BEGIN Records for the task
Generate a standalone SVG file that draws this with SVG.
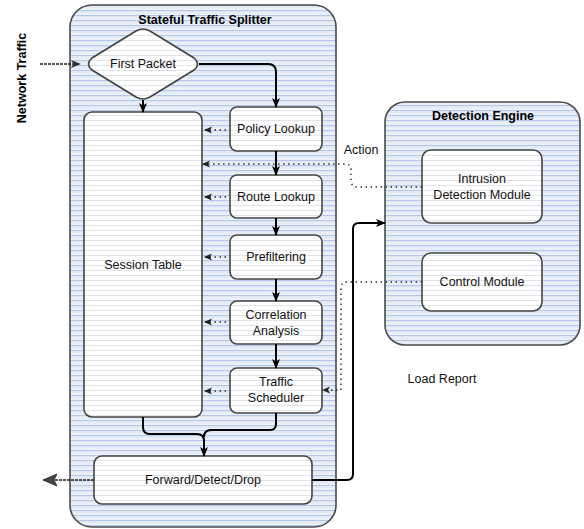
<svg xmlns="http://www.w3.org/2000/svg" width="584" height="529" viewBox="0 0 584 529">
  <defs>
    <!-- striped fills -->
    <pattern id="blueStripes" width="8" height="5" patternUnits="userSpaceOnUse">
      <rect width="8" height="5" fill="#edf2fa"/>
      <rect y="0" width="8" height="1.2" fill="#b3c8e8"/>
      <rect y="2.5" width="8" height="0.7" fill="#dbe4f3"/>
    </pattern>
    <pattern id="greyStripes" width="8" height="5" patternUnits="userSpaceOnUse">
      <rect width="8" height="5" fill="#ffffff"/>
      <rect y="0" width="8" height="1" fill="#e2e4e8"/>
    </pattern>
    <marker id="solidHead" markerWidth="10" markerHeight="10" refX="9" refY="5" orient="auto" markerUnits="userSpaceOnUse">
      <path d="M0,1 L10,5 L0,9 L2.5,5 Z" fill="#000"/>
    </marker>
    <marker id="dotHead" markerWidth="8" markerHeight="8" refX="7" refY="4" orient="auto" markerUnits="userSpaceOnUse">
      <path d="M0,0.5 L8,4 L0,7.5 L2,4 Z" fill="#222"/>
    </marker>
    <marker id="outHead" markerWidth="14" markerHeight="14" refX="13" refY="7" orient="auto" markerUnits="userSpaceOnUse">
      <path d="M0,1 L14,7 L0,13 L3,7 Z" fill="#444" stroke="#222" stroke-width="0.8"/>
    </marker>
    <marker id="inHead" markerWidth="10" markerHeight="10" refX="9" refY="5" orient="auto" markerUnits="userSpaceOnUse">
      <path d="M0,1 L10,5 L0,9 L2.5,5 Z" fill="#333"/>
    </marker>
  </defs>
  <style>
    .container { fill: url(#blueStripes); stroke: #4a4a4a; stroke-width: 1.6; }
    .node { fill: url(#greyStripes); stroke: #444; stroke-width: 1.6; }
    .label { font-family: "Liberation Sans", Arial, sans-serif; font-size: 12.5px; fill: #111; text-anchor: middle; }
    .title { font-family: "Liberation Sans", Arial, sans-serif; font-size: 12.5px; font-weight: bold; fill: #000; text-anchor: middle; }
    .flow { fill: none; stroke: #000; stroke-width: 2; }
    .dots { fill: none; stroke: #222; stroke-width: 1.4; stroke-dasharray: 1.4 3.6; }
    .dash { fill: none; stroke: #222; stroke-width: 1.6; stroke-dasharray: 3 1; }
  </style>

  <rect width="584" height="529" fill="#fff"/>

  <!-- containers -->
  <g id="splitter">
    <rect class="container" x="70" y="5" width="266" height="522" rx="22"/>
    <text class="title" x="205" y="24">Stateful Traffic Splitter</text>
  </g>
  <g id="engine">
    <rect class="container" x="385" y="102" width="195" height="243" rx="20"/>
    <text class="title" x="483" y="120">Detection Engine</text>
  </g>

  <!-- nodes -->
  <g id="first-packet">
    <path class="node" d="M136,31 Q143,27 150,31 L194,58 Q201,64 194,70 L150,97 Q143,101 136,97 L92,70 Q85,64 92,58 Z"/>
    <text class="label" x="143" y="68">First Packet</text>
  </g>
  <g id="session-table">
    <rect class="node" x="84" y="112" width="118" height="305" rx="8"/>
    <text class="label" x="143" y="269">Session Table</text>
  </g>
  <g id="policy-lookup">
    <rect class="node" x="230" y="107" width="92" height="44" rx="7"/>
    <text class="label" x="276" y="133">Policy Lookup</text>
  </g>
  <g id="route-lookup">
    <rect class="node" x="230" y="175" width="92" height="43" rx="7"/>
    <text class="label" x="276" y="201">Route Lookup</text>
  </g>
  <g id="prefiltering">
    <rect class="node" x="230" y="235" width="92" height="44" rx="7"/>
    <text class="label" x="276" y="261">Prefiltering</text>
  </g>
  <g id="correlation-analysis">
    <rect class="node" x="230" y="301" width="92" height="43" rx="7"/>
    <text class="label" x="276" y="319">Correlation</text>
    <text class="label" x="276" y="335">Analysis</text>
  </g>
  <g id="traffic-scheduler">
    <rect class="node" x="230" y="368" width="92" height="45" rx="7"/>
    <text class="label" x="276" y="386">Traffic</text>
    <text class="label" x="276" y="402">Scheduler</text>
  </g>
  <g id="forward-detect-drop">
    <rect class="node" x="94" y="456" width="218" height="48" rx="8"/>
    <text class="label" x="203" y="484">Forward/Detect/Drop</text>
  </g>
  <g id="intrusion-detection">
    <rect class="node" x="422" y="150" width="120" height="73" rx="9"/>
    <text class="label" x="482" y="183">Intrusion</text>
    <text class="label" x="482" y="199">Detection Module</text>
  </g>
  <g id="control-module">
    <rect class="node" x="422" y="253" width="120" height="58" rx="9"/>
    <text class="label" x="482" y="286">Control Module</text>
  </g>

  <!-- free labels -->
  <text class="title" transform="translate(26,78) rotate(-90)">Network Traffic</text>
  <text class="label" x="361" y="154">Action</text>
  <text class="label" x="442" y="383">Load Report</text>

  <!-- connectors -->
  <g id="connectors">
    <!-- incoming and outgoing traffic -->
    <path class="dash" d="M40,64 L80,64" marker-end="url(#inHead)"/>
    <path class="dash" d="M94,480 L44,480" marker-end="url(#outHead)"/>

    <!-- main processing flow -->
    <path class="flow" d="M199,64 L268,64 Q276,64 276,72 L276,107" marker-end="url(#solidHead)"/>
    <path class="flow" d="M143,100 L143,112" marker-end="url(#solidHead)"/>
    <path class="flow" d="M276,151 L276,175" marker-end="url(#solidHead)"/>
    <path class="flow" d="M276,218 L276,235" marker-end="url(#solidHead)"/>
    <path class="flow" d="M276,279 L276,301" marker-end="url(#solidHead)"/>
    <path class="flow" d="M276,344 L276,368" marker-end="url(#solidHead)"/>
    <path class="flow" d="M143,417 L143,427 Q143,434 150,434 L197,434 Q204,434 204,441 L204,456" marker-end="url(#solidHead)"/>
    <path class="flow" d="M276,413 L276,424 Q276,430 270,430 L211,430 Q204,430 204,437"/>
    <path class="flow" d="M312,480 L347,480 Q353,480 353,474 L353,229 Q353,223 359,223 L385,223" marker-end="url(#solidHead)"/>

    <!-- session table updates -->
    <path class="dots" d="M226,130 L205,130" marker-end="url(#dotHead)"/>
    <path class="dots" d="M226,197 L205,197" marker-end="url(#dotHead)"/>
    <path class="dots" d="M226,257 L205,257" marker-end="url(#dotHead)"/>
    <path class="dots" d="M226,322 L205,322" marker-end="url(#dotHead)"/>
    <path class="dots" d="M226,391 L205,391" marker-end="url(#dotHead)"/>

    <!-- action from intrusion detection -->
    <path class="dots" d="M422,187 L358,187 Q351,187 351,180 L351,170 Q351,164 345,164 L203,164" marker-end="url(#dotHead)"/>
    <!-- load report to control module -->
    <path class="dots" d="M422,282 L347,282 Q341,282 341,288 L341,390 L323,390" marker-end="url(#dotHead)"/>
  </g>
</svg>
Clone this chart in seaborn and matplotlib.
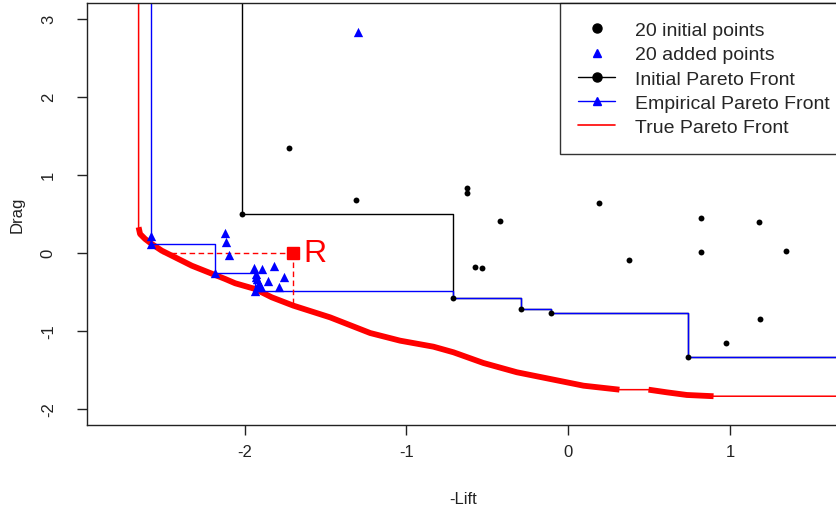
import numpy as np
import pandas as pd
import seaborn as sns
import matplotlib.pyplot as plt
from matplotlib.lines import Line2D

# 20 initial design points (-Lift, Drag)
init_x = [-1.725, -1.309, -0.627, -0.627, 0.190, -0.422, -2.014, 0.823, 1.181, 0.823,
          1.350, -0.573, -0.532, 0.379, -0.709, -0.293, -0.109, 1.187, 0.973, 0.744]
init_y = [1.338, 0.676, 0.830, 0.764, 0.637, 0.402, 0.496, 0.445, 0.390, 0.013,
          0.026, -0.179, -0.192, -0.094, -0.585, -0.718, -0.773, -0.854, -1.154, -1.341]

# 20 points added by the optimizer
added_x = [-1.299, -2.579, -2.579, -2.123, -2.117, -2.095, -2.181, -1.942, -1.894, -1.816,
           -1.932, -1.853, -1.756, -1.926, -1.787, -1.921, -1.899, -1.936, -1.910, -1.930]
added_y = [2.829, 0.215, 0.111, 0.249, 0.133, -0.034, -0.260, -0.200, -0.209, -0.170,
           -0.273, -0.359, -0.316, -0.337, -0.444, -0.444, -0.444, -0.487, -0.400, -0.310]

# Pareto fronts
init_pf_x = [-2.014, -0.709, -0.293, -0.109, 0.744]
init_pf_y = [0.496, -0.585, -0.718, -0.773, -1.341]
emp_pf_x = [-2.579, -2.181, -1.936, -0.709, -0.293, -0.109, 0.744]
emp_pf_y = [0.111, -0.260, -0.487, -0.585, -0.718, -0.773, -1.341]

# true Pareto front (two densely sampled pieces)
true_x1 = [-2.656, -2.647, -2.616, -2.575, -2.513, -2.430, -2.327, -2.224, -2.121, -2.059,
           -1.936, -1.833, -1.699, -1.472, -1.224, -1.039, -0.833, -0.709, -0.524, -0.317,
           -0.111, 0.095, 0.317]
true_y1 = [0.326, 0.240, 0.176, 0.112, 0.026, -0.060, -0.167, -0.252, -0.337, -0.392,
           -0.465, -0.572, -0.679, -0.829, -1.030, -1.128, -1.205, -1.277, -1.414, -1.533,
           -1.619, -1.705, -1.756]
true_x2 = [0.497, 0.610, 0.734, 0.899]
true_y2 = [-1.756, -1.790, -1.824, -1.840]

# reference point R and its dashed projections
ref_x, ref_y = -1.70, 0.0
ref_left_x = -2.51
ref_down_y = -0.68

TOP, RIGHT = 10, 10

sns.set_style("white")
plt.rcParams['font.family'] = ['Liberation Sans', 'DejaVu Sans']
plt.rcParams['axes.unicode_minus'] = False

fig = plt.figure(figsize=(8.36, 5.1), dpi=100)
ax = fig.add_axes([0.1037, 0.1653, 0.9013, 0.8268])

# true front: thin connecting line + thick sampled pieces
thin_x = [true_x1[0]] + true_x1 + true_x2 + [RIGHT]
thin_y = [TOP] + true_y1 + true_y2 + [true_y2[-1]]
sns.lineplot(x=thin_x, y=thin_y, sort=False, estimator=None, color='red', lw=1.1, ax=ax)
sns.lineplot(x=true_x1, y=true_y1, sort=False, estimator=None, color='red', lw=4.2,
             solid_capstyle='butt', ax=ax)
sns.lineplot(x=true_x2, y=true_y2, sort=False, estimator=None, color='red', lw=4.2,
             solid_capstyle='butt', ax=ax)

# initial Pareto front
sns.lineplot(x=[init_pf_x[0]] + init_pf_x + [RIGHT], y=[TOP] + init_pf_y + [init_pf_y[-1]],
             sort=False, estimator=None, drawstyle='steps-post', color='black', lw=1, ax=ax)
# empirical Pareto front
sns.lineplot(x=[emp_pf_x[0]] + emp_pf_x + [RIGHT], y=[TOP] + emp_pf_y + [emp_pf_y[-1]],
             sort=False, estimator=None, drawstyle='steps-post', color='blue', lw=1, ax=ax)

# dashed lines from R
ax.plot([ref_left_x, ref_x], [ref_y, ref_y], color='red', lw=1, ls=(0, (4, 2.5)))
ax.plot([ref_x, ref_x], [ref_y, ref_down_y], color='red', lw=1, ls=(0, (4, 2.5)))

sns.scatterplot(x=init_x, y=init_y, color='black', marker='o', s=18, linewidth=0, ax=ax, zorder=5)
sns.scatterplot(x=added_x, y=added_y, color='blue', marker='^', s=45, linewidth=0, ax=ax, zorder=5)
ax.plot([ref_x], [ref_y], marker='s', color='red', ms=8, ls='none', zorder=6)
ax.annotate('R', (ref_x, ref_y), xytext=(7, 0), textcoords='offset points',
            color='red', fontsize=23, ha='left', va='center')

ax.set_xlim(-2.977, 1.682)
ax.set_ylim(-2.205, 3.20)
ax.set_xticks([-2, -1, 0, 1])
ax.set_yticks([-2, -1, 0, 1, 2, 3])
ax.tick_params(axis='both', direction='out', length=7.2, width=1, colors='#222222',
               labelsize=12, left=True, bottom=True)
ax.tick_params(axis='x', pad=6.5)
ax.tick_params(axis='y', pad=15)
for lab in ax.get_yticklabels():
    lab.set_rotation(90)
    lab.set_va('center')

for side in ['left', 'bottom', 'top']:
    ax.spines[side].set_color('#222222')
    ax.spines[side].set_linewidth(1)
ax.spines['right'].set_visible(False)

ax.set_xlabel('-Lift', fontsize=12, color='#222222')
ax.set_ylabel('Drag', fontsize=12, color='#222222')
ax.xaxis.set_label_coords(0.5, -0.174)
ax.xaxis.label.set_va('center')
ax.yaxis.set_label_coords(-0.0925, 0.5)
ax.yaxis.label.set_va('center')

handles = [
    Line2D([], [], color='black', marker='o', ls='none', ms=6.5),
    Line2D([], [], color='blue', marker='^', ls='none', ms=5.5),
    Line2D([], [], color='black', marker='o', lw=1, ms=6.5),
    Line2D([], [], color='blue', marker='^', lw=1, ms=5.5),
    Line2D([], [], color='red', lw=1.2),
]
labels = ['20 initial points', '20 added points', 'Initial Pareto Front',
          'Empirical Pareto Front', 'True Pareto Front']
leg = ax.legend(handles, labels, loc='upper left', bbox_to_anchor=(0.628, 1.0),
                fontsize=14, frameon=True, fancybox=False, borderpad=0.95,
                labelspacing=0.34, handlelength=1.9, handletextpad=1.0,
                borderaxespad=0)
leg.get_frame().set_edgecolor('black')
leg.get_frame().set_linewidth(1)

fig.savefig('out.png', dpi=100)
END Records for the task
• [Problem]
Copy nothing but the lines above from the one with "Clone this chart in seaborn and matplotlib." to the one with "-0.487, -0.585, -0.718, -0.773, -1.341]", inclusive, word for word. Leave every picture out.

• [Exercise result]
Clone this chart in seaborn and matplotlib.
import numpy as np
import pandas as pd
import seaborn as sns
import matplotlib.pyplot as plt
from matplotlib.lines import Line2D

# 20 initial design points (-Lift, Drag)
init_x = [-1.725, -1.309, -0.627, -0.627, 0.190, -0.422, -2.014, 0.823, 1.181, 0.823,
          1.350, -0.573, -0.532, 0.379, -0.709, -0.293, -0.109, 1.187, 0.973, 0.744]
init_y = [1.338, 0.676, 0.830, 0.764, 0.637, 0.402, 0.496, 0.445, 0.390, 0.013,
          0.026, -0.179, -0.192, -0.094, -0.585, -0.718, -0.773, -0.854, -1.154, -1.341]

# 20 points added by the optimizer
added_x = [-1.299, -2.579, -2.579, -2.123, -2.117, -2.095, -2.181, -1.942, -1.894, -1.816,
           -1.932, -1.853, -1.756, -1.926, -1.787, -1.921, -1.899, -1.936, -1.910, -1.930]
added_y = [2.829, 0.215, 0.111, 0.249, 0.133, -0.034, -0.260, -0.200, -0.209, -0.170,
           -0.273, -0.359, -0.316, -0.337, -0.444, -0.444, -0.444, -0.487, -0.400, -0.310]

# Pareto fronts
init_pf_x = [-2.014, -0.709, -0.293, -0.109, 0.744]
init_pf_y = [0.496, -0.585, -0.718, -0.773, -1.341]
emp_pf_x = [-2.579, -2.181, -1.936, -0.709, -0.293, -0.109, 0.744]
emp_pf_y = [0.111, -0.260, -0.487, -0.585, -0.718, -0.773, -1.341]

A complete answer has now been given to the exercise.